I think it’s a very odd approach. You are throwing away some convictions or potential convictions for the sake of secrecy. But it’s even harder to understand now that knowledge of the technology is becoming so common. There have been documented cases in Baltimore and Saint Louis where stingray has supposedly been used. The use of stingray and related technologies is a roll of the dice in the sense that law enforcement is hoping that either the defense attorneys don’t have enough savvy or wherewithal to find out about the technology and ask the right questions or, even if that does happen, they’re hoping that the judge that they have is favorable to their approach and not going to order them to reveal information about its use. In the rare occasions when things go against them, they just dismiss it.
You yourself denied a law enforcement application three years ago to use a stingray. Under what circumstances would you approve its use?

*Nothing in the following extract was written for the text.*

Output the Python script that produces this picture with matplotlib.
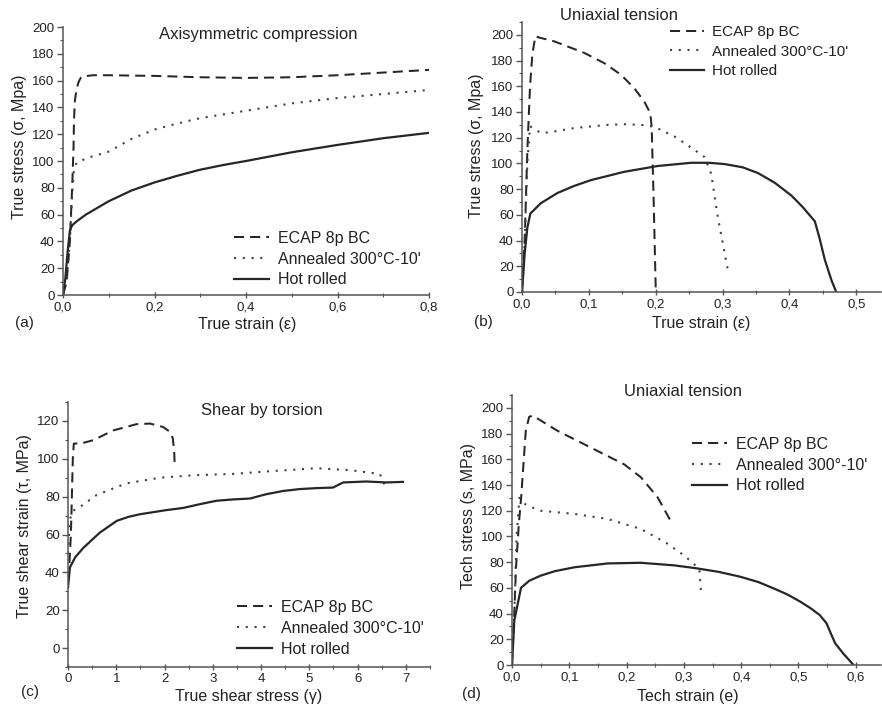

I want to make clear: I don’t have a problem with stingray itself—I understand that this can be a valuable tool in law enforcement’s arsenal. My problem is that I want it to be used pursuant to a high standard of proof that it’s needed, and that I want the approval process to be more transparent. One of the reasons I’d like to see some more documentation of stingray applications and orders is because I have this suspicion—but there’s no way of confirming it one way or another—that some judges are signing approvals to use this technology thinking that they’re just signing a pen register. If a judge thinks it’s [just] another pen register application, they’re just going to sign it without giving it much pause.
Now that the use of this stingrays and related technologies has been made public, where will this issue be a year or a few years from now?
A year from now I think we’re in the same position. You’re dealing with outdated statutes concerning new and very different technology. It’s possible in five years maybe that Congress will step in and do something. More likely, state legislatures will take most of the action to monitor this type of surveillance. Washington State, California [and others] have already acted, and Texas is evaluating the standards for approving stingray use.